__Written task__: Return every line below as is, leaving out the pictures.

— Start of Supplied information —

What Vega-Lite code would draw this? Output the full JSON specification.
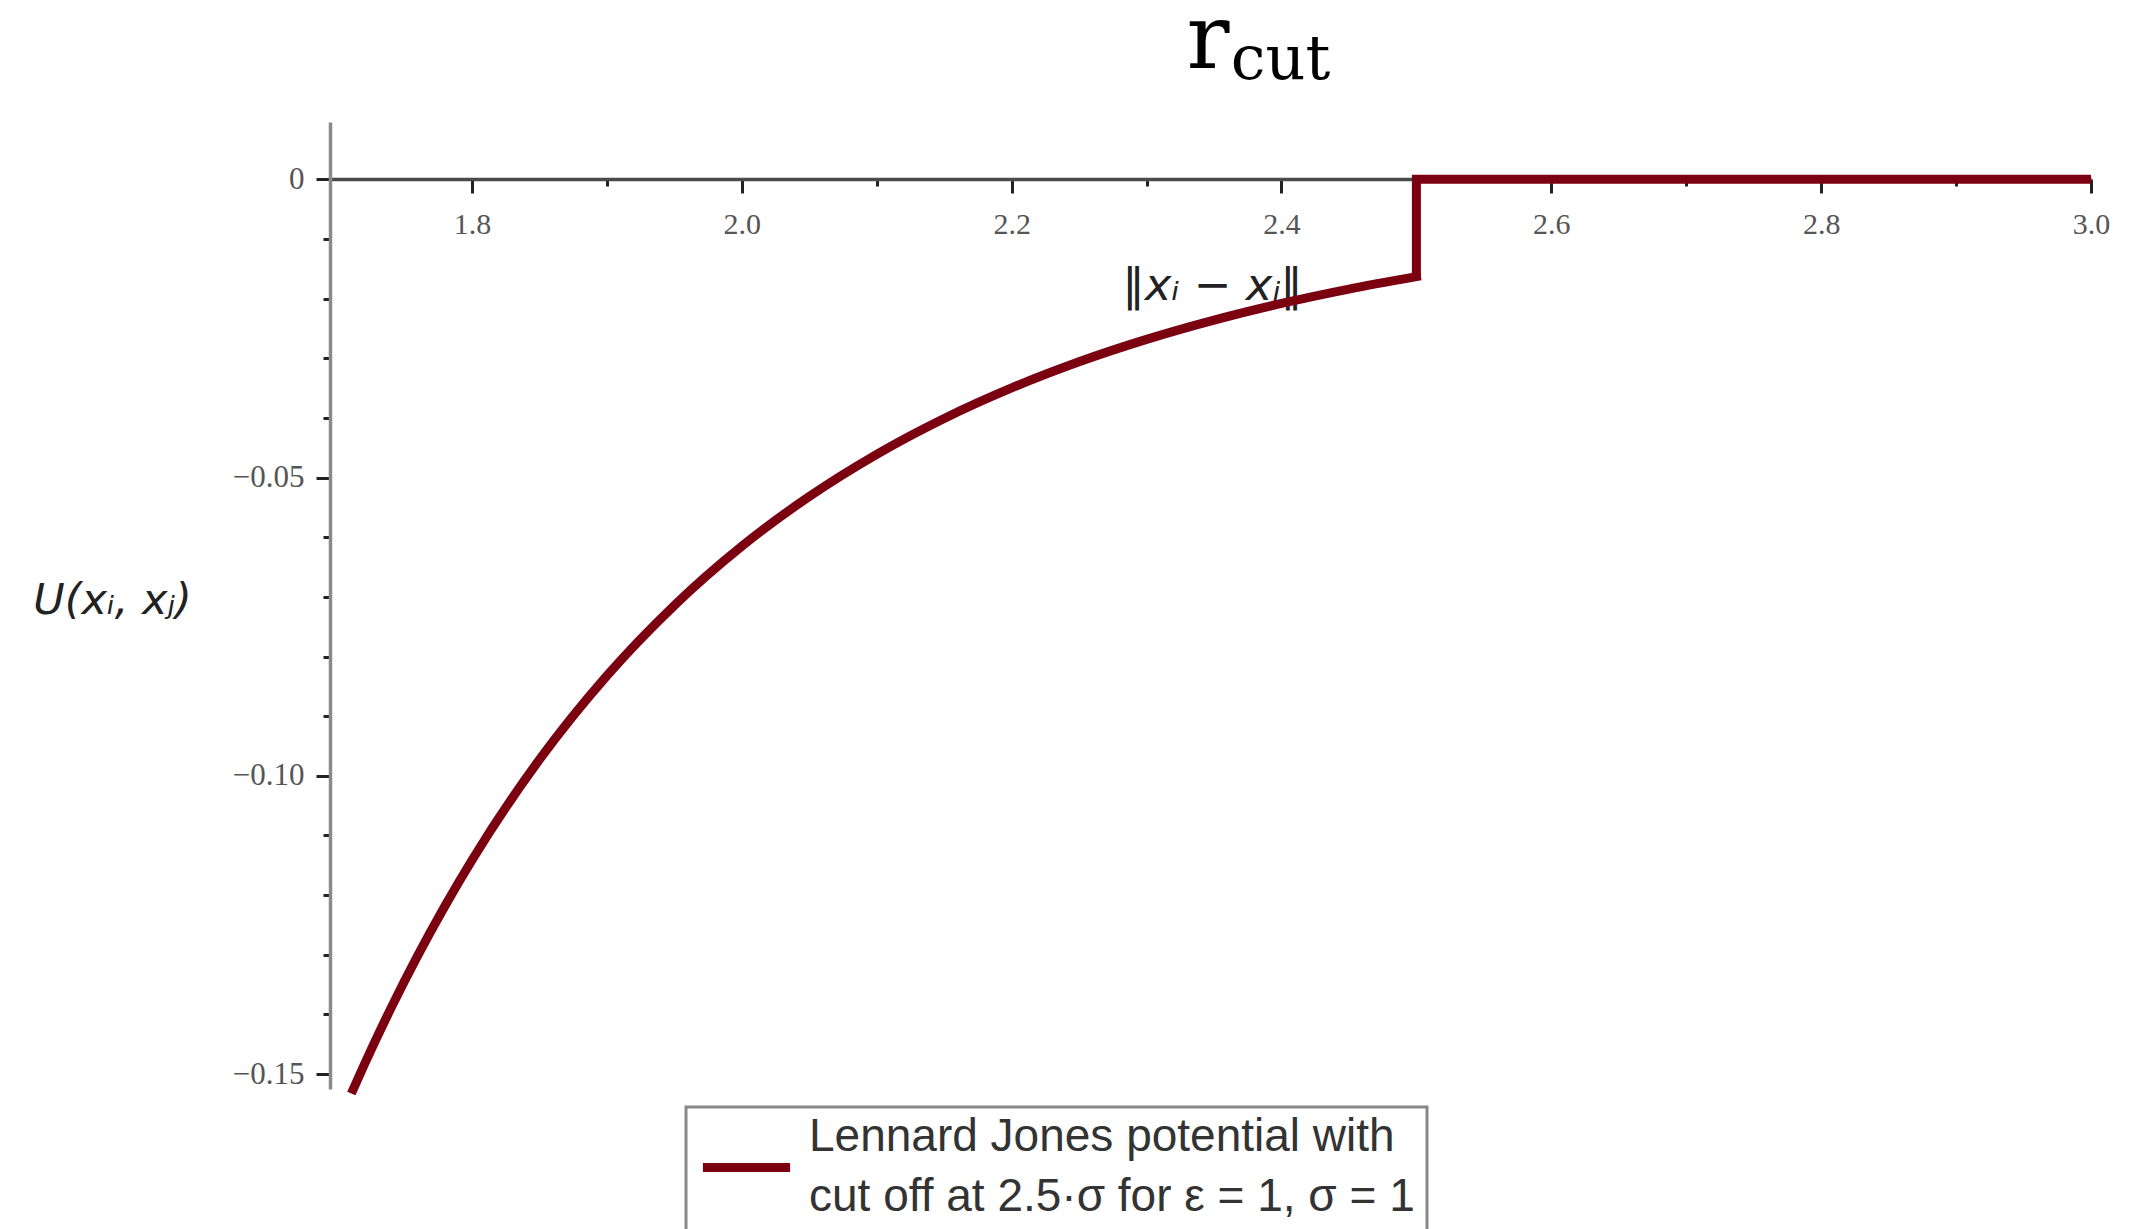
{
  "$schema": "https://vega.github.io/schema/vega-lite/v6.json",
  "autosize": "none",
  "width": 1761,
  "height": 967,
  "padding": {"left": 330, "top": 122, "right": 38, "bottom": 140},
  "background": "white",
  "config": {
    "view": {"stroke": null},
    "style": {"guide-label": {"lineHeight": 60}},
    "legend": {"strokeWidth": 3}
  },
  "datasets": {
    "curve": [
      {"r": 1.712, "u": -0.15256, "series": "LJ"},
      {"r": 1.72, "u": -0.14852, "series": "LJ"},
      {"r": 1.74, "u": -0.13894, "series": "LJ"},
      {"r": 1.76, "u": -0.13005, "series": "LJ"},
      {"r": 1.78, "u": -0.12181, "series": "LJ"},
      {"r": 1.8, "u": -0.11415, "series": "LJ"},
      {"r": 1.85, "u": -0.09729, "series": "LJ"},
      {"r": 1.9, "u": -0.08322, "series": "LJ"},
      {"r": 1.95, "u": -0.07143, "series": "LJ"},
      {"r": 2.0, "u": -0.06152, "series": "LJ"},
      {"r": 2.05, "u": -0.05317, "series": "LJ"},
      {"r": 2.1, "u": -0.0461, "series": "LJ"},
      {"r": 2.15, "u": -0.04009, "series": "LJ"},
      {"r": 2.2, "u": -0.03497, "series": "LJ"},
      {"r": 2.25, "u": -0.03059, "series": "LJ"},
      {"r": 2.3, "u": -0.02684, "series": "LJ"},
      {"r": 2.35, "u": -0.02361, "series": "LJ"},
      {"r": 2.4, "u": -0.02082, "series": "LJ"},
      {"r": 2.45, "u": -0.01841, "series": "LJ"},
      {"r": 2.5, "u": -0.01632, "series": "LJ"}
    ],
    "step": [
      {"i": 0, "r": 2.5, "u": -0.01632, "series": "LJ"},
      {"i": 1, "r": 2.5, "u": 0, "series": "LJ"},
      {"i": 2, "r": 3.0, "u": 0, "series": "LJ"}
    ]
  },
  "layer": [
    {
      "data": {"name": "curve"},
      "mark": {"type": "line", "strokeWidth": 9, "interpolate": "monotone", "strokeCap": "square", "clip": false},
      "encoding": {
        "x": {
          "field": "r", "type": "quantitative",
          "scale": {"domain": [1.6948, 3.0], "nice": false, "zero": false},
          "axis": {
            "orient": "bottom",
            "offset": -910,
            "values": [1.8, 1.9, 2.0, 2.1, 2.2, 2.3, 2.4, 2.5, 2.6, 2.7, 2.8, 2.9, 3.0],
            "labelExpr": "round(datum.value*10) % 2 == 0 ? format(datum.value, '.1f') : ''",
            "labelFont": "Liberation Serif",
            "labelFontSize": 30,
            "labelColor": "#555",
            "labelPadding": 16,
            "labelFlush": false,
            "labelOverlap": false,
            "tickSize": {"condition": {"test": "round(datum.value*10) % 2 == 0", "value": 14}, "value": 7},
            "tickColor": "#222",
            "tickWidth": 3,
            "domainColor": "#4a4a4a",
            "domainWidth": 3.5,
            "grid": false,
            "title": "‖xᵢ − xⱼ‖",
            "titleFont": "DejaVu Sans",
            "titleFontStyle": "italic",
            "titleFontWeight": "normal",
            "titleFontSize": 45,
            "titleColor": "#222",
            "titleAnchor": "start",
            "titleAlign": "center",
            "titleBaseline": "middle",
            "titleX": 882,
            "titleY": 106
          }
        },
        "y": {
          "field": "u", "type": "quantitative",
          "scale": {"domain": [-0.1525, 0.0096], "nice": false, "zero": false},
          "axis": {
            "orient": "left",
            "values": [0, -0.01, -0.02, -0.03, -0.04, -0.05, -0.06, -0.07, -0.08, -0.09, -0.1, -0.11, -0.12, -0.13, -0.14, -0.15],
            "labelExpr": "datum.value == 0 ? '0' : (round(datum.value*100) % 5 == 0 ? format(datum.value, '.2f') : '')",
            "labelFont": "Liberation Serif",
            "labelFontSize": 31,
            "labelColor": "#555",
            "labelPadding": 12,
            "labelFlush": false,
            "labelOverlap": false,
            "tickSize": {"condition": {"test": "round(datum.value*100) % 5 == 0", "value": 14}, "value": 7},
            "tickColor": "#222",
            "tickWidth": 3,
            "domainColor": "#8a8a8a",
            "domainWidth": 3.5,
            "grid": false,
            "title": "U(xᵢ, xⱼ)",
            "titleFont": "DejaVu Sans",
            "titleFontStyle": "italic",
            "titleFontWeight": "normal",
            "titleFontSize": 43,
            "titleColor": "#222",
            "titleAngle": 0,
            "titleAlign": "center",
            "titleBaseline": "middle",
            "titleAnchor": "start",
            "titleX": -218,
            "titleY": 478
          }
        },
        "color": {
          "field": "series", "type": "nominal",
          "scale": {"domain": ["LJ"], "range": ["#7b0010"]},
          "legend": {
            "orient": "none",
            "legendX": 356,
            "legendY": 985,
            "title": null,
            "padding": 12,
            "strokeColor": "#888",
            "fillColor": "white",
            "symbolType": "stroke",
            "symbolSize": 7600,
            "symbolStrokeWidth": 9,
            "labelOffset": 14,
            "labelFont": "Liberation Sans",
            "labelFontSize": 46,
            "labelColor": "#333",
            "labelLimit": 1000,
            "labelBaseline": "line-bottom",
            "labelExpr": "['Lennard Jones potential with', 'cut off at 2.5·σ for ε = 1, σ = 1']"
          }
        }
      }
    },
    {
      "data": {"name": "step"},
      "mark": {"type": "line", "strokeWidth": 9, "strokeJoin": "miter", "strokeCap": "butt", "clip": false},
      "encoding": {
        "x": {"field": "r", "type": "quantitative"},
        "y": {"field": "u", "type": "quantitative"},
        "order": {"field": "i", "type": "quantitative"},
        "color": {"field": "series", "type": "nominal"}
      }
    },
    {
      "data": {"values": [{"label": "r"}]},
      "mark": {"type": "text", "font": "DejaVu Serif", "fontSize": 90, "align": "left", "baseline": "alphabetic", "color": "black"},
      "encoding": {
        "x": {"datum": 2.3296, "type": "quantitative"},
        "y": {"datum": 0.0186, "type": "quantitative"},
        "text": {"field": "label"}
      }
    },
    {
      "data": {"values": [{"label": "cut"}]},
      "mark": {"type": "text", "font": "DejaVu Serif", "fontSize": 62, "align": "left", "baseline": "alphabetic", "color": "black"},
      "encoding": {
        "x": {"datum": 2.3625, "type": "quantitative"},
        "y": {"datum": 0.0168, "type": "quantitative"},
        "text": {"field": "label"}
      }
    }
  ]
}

— End of Supplied information —

__Solution to the problem__:
What Vega-Lite code would draw this? Output the full JSON specification.
{
  "$schema": "https://vega.github.io/schema/vega-lite/v6.json",
  "autosize": "none",
  "width": 1761,
  "height": 967,
  "padding": {"left": 330, "top": 122, "right": 38, "bottom": 140},
  "background": "white",
  "config": {
    "view": {"stroke": null},
    "style": {"guide-label": {"lineHeight": 60}},
    "legend": {"strokeWidth": 3}
  },
  "datasets": {
    "curve": [
      {"r": 1.712, "u": -0.15256, "series": "LJ"},
      {"r": 1.72, "u": -0.14852, "series": "LJ"},
      {"r": 1.74, "u": -0.13894, "series": "LJ"},
      {"r": 1.76, "u": -0.13005, "series": "LJ"},
      {"r": 1.78, "u": -0.12181, "series": "LJ"},
      {"r": 1.8, "u": -0.11415, "series": "LJ"},
      {"r": 1.85, "u": -0.09729, "series": "LJ"},
      {"r": 1.9, "u": -0.08322, "series": "LJ"},
      {"r": 1.95, "u": -0.07143, "series": "LJ"},
      {"r": 2.0, "u": -0.06152, "series": "LJ"},
      {"r": 2.05, "u": -0.05317, "series": "LJ"},
      {"r": 2.1, "u": -0.0461, "series": "LJ"},
      {"r": 2.15, "u": -0.04009, "series": "LJ"},
      {"r": 2.2, "u": -0.03497, "series": "LJ"},
      {"r": 2.25, "u": -0.03059, "series": "LJ"},
      {"r": 2.3, "u": -0.02684, "series": "LJ"},
      {"r": 2.35, "u": -0.02361, "series": "LJ"},
      {"r": 2.4, "u": -0.02082, "series": "LJ"},
      {"r": 2.45, "u": -0.01841, "series": "LJ"},
      {"r": 2.5, "u": -0.01632, "series": "LJ"}
    ],
    "step": [
      {"i": 0, "r": 2.5, "u": -0.01632, "series": "LJ"},
      {"i": 1, "r": 2.5, "u": 0, "series": "LJ"},
      {"i": 2, "r": 3.0, "u": 0, "series": "LJ"}
    ]
  },
  "layer": [
    {
      "data": {"name": "curve"},
      "mark": {"type": "line", "strokeWidth": 9, "interpolate": "monotone", "strokeCap": "square", "clip": false},
      "encoding": {
        "x": {
          "field": "r", "type": "quantitative",
          "scale": {"domain": [1.6948, 3.0], "nice": false, "zero": false},
          "axis": {
            "orient": "bottom",
            "offset": -910,
            "values": [1.8, 1.9, 2.0, 2.1, 2.2, 2.3, 2.4, 2.5, 2.6, 2.7, 2.8, 2.9, 3.0],
            "labelExpr": "round(datum.value*10) % 2 == 0 ? format(datum.value, '.1f') : ''",
            "labelFont": "Liberation Serif",
            "labelFontSize": 30,
            "labelColor": "#555",
            "labelPadding": 16,
            "labelFlush": false,
            "labelOverlap": false,
            "tickSize": {"condition": {"test": "round(datum.value*10) % 2 == 0", "value": 14}, "value": 7},
            "tickColor": "#222",
            "tickWidth": 3,
            "domainColor": "#4a4a4a",
            "domainWidth": 3.5,
            "grid": false,
            "title": "‖xᵢ − xⱼ‖",
            "titleFont": "DejaVu Sans",
            "titleFontStyle": "italic",
            "titleFontWeight": "normal",
            "titleFontSize": 45,
            "titleColor": "#222",
            "titleAnchor": "start",
            "titleAlign": "center",
            "titleBaseline": "middle",
            "titleX": 882,
            "titleY": 106
          }
        },
        "y": {
          "field": "u", "type": "quantitative",
          "scale": {"domain": [-0.1525, 0.0096], "nice": false, "zero": false},
          "axis": {
            "orient": "left",
            "values": [0, -0.01, -0.02, -0.03, -0.04, -0.05, -0.06, -0.07, -0.08, -0.09, -0.1, -0.11, -0.12, -0.13, -0.14, -0.15],
            "labelExpr": "datum.value == 0 ? '0' : (round(datum.value*100) % 5 == 0 ? format(datum.value, '.2f') : '')",
            "labelFont": "Liberation Serif",
            "labelFontSize": 31,
            "labelColor": "#555",
            "labelPadding": 12,
            "labelFlush": false,
            "labelOverlap": false,
            "tickSize": {"condition": {"test": "round(datum.value*100) % 5 == 0", "value": 14}, "value": 7},
            "tickColor": "#222",
            "tickWidth": 3,
            "domainColor": "#8a8a8a",
            "domainWidth": 3.5,
            "grid": false,
            "title": "U(xᵢ, xⱼ)",
            "titleFont": "DejaVu Sans",
            "titleFontStyle": "italic",
            "titleFontWeight": "normal",
            "titleFontSize": 43,
            "titleColor": "#222",
            "titleAngle": 0,
            "titleAlign": "center",
            "titleBaseline": "middle",
            "titleAnchor": "start",
            "titleX": -218,
            "titleY": 478
          }
        },
        "color": {
          "field": "series", "type": "nominal",
          "scale": {"domain": ["LJ"], "range": ["#7b0010"]},
          "legend": {
            "orient": "none",
            "legendX": 356,
            "legendY": 985,
            "title": null,
            "padding": 12,
            "strokeColor": "#888",
            "fillColor": "white",
            "symbolType": "stroke",
            "symbolSize": 7600,
            "symbolStrokeWidth": 9,
            "labelOffset": 14,
            "labelFont": "Liberation Sans",
            "labelFontSize": 46,
            "labelColor": "#333",
            "labelLimit": 1000,
            "labelBaseline": "line-bottom",
            "labelExpr": "['Lennard Jones potential with', 'cut off at 2.5·σ for ε = 1, σ = 1']"
          }
        }
      }
    },
    {
      "data": {"name": "step"},
      "mark": {"type": "line", "strokeWidth": 9, "strokeJoin": "miter", "strokeCap": "butt", "clip": false},
      "encoding": {
        "x": {"field": "r", "type": "quantitative"},
        "y": {"field": "u", "type": "quantitative"},
        "order": {"field": "i", "type": "quantitative"},
        "color": {"field": "series", "type": "nominal"}
      }
    },
    {
      "data": {"values": [{"label": "r"}]},
      "mark": {"type": "text", "font": "DejaVu Serif", "fontSize": 90, "align": "left", "baseline": "alphabetic", "color": "black"},
      "encoding": {
        "x": {"datum": 2.3296, "type": "quantitative"},
        "y": {"datum": 0.0186, "type": "quantitative"},
        "text": {"field": "label"}
      }
    },
    {
      "data": {"values": [{"label": "cut"}]},
      "mark": {"type": "text", "font": "DejaVu Serif", "fontSize": 62, "align": "left", "baseline": "alphabetic", "color": "black"},
      "encoding": {
        "x": {"datum": 2.3625, "type": "quantitative"},
        "y": {"datum": 0.0168, "type": "quantitative"},
        "text": {"field": "label"}
      }
    }
  ]
}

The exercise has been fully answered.